No, Levy Lectures are free. Anyone may attend, but you need to register in advance. The best and easiest way to register is online


Why do I need to register?


You register in order to receive the invitation with the link and phone number to the webinar. We ask for your name, email address, and postal mail address as part of the registration process. 


We collect this information to send program updates and other information to you via email, and on occasion by postal mail. We do not sell, rent or share information about you. You may opt out of receiving email from the Levy Senior Center Foundation at any time. 


How long is each lecture?

The short answer is, it depends.
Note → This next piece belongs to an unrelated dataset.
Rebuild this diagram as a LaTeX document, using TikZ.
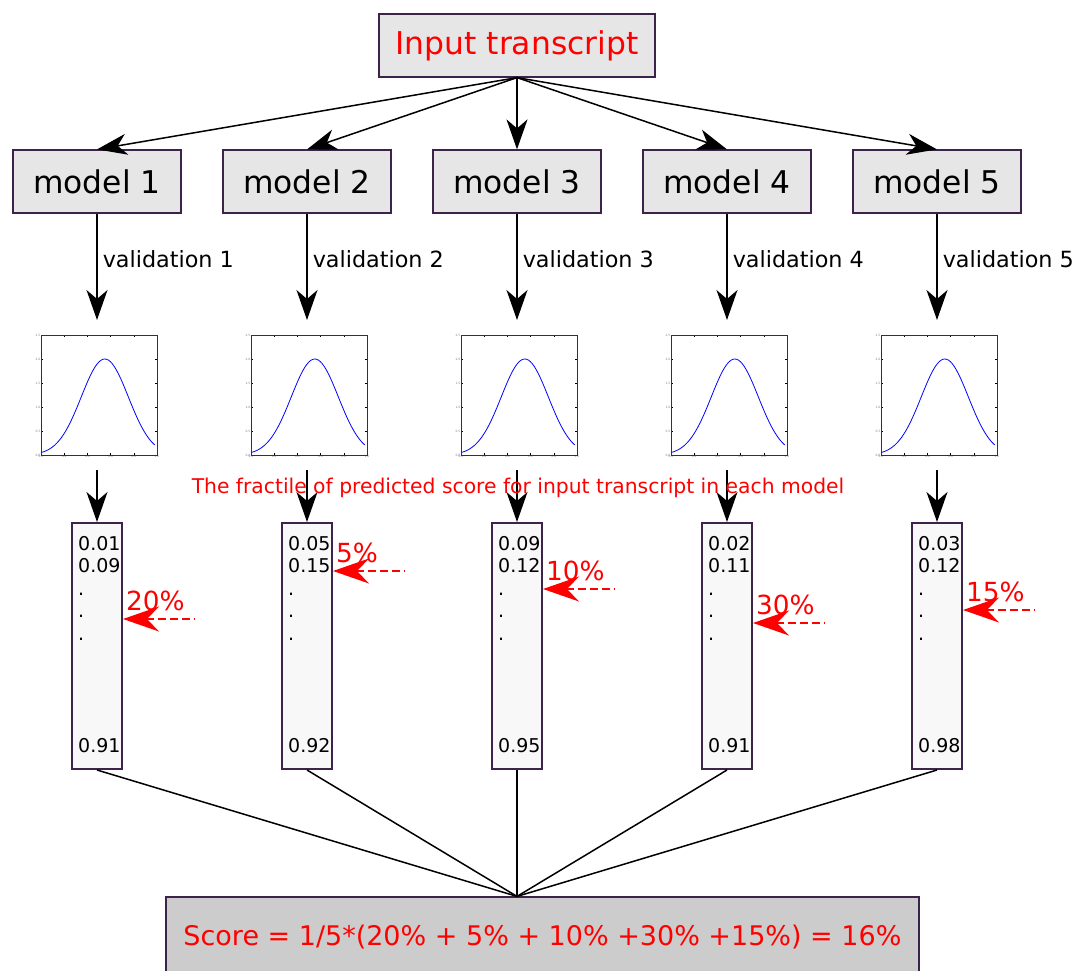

Lectures are usually 50-60 minutes in length, but each situation is unique. Once the speaker has completed their presentation, we move to the Q&A portion of the program, which usually lasts 20 minutes or so. Some speakers are happy to stay until the last question is asked. All webinars conclude by 3:00 p.m. If you need to leave before the lecture concludes, just exit out of Zoom. 


Why isn’t every lecture on the Foundation’s YouTube channel?


There are a few reasons: An error occurs during the taping process; the speaker asks that the lecture not be taped; copyright issues. Whenever possible, we like to tape the lectures and post them to YouTube.


I have a suggestion for a lecture topic or person who could give a lecture. What’s the best way to get this to the correct person?


We welcome your ideas. You can write to and your suggestion will be sent to the right person. 


Why don’t the lectures stick to one consistent format for both the type of lecture offered (presentation, story, historical interpretation or interview) and the level of audience involvement (questions sent in advance or in real time)? 


Variety is the spice of life. Most of our attendees are delighted with the breadth of lectures we offer. Every lecture is unique. Each speaker works with the moderator to determine the format that works best for their material. Those decisions are made thoughtfully and carefully.


What makes a good lecture?


Presentations are a special type of alchemy! The best lectures are ones where the speaker is passionate about the subject almost to the point of being nerdy. They know their material backward and forward, and they are excited to share their knowledge with you. 


What about the technical issues? They are annoying.


We understand your point, but technical problems happen. Slides don’t load, video clips can’t be shared, the closed-captioning isn’t always accurate. We try to prevent these annoyances from happening, but nothing is 100% perfect. We are all doing the best we can with limited resources of time, money, space, and equipment. We appreciate your patience and understanding.